Unfamiliar But Familiar

I am actually apolitical. Sort of. I think for the most part most politicians are good people working hard, the whole thing about Tory financial planning capacity aside. I also pretty much think that it is a difficult thing to translate the experience of people in another country and try to align it with what is going on here. The detailed ground rules are too important but practically speaking unknowable. I may be happy to watch the UK’s Question Period from Westminster on CPAC for the spectacle in lucid wit but we don’t really understand the context. Yet there is more than a moments entertainment for me when reading what Ian writes in his fuming foaming moments:

…you all got what you wanted, and in the eyes of progressives, you got what you deserved. Now your President has an approval rating of 37%, even in the usually-more-conservative Time Magazine poll. Roughly translated from the 2004 election returns, that means 14.2 MILLION people who voted for Bush now disapprove of him. Well, fourteen-point-two-million, you have nobody but yourselves to blame, you pathetic boobs.

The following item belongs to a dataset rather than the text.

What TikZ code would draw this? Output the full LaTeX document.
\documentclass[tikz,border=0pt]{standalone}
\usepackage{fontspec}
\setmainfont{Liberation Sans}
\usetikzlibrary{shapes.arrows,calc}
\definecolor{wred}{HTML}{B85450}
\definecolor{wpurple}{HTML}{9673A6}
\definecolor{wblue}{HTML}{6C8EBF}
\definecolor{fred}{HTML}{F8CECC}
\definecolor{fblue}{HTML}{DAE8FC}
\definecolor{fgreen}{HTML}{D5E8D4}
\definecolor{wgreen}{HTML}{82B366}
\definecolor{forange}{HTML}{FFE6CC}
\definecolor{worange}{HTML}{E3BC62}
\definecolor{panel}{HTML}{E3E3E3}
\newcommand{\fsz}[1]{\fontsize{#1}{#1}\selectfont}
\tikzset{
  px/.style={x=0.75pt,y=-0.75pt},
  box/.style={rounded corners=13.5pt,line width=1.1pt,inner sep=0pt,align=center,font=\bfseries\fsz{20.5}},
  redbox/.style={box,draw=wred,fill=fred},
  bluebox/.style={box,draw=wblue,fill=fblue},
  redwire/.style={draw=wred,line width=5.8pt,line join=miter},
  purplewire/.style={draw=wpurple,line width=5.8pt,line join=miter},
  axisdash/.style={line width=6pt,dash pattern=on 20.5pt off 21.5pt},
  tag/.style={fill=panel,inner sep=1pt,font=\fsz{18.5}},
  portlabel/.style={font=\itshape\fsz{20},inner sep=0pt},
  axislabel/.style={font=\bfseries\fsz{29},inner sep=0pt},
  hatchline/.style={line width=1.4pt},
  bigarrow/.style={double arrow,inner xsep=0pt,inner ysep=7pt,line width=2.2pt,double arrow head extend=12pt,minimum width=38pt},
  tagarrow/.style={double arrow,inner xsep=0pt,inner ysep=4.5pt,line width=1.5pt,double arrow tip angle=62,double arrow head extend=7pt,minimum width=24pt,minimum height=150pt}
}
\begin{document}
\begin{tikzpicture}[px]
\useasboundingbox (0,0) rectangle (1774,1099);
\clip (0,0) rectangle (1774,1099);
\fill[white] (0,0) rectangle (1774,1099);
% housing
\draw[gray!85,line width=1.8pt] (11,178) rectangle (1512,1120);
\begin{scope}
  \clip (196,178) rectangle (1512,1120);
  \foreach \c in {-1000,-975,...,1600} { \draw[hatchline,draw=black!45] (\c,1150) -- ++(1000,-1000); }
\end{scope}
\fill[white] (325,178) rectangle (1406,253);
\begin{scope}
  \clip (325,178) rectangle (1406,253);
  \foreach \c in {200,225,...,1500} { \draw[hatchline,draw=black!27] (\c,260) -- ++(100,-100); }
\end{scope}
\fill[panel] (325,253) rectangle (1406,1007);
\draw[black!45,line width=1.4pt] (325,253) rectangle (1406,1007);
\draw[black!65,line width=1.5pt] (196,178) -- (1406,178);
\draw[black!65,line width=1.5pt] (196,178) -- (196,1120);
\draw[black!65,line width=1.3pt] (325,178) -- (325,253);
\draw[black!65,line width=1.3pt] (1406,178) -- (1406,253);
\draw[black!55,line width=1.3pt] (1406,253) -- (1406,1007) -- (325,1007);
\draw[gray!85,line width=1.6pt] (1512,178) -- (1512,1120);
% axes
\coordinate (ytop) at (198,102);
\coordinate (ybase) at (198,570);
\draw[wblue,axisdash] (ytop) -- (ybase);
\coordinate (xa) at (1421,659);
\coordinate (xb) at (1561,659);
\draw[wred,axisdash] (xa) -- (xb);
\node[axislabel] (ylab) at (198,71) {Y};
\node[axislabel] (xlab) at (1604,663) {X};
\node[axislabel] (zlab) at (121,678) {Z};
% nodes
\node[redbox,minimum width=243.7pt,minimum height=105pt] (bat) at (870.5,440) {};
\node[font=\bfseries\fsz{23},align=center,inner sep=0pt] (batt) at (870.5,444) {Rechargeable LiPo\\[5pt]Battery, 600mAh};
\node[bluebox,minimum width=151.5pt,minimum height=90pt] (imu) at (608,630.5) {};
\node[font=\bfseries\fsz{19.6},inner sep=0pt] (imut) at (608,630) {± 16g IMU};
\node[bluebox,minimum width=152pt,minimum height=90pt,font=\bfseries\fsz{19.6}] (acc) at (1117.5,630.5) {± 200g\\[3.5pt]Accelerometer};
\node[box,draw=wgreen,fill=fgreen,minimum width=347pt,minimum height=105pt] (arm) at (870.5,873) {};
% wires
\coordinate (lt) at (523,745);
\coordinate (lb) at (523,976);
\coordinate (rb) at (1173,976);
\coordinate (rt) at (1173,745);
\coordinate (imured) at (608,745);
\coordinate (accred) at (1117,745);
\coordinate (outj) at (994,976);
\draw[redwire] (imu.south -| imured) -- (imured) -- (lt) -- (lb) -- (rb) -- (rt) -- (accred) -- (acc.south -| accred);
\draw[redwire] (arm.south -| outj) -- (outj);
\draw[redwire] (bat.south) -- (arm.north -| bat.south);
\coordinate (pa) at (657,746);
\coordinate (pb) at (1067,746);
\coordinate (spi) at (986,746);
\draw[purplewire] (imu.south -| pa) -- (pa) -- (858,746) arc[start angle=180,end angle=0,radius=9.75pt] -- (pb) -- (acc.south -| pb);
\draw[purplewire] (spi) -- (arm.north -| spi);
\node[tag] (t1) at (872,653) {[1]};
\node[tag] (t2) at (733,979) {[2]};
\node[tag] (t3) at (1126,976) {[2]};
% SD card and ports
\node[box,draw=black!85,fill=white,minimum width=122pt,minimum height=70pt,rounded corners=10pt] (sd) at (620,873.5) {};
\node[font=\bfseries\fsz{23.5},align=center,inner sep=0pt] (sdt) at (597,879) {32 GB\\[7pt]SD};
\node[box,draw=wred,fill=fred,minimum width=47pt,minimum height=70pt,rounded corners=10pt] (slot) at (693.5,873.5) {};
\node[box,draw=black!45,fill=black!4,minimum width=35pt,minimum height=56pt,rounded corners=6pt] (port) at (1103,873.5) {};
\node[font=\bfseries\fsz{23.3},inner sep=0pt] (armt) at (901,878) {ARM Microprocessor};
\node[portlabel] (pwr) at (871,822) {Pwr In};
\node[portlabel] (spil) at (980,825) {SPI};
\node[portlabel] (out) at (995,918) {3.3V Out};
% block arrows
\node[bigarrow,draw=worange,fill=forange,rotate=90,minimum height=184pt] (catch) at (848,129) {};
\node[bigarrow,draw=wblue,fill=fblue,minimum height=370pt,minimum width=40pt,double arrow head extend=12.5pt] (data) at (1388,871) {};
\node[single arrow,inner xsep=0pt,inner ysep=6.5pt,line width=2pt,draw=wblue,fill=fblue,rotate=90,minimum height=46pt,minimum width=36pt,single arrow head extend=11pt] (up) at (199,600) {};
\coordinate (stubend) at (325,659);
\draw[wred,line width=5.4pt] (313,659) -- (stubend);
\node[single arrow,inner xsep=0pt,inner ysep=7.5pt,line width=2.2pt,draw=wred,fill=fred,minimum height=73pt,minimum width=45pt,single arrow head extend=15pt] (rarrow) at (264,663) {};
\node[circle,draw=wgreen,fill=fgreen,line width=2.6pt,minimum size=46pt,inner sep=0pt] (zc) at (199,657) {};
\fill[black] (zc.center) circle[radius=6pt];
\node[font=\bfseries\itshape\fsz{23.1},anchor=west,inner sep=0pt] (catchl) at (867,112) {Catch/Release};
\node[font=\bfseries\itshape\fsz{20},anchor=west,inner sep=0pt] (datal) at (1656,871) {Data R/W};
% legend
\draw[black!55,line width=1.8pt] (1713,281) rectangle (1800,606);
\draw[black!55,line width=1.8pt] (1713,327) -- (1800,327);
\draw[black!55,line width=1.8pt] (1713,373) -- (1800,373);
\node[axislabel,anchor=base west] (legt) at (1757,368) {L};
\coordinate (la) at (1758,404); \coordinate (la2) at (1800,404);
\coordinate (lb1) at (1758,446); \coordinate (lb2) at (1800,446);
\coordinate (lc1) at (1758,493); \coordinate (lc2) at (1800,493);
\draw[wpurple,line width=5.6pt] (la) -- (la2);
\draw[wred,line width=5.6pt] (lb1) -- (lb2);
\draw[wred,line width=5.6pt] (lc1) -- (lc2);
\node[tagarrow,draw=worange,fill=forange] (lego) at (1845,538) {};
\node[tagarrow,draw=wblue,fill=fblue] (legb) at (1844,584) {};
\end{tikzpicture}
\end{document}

Yes, I called you “pathetic boobs”. You deserve it. You left us with this guy and only now bother to show righteous indignation? You make me sick. You had access to the same information as the rest of us. At least real conservatives stick by their guns, but you’re the worst kind of pusillanimous, wobbling imbeciles. I hope your stomach lining eats away what’s left of your digestive tract.

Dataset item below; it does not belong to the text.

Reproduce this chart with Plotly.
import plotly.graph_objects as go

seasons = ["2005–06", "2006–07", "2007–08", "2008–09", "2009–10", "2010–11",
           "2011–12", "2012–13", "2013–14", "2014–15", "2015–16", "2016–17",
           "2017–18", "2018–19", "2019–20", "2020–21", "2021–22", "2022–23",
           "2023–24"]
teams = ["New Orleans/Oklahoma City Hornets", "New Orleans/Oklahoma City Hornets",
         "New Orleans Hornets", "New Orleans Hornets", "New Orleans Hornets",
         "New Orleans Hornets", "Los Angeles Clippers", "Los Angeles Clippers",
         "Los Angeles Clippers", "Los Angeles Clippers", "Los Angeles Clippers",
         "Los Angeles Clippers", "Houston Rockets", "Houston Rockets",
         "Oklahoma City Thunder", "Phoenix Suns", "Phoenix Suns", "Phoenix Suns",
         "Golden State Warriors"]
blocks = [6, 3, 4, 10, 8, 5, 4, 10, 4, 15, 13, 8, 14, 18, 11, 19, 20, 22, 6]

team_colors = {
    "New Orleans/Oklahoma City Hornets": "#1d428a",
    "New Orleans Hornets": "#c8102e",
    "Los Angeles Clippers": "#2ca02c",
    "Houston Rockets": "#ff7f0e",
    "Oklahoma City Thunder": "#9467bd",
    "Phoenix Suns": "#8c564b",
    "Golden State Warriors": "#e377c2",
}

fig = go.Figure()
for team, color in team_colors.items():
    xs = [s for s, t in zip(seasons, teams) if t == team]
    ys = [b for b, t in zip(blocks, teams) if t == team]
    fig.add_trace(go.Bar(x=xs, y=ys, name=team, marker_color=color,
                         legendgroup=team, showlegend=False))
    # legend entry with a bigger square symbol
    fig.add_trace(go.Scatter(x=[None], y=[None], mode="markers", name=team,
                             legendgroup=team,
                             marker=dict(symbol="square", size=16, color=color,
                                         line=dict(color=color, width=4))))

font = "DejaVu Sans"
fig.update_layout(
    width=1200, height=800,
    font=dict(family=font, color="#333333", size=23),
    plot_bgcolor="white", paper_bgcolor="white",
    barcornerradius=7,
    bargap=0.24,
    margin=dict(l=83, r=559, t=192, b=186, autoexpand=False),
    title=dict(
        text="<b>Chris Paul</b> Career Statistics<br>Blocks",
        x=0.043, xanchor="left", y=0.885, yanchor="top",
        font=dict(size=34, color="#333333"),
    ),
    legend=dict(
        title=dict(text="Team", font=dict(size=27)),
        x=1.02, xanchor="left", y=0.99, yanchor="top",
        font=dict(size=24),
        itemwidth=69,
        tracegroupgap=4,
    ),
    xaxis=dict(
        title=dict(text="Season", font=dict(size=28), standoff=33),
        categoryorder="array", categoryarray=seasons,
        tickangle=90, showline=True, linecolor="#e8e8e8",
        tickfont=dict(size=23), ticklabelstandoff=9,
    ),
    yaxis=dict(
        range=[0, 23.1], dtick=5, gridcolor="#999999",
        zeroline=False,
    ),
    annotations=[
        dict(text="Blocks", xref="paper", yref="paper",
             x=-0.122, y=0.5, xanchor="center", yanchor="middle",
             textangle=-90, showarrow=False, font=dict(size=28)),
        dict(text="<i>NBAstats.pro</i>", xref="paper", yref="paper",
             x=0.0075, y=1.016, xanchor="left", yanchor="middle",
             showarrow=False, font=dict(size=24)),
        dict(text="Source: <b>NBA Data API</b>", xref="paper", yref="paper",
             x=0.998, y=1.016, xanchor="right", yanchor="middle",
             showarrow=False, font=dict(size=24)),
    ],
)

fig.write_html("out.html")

Oh my. When I read or hear commentary like that I am really happy that I live in a country with more than two parties. I think that the greater complexity of us versus them helps focus on actual policy more than platform, on action more than words. So it is not without some hope that I watch this week’s return of the minority in different form to Ottawa. If you think about it, the nation has been locked in a set of facts that have been around compared to where we were about 1990 with Chretien and Martin fighting for the Liberal leadership and Reform was well on its way on its share of the plan to break up the then somewhat squalid conservative movement with the NDP and Bloq holding their own but not breaking away. Now, in a reversal of fortunes, we have conservatives actually being the ones saying they are going to clean up government and a bunch of the untested are competing for the Liberal leadership, all the while the NDP support solidifying under a more acceptable platform and leadership than has existed for decades and the Bloq actually starting to wobble as the old guard get older. In one way this is a new start but in another it will be less than a change as the ideas being shuffled are largely the same and, mortality being what it is, it is all downhill from here.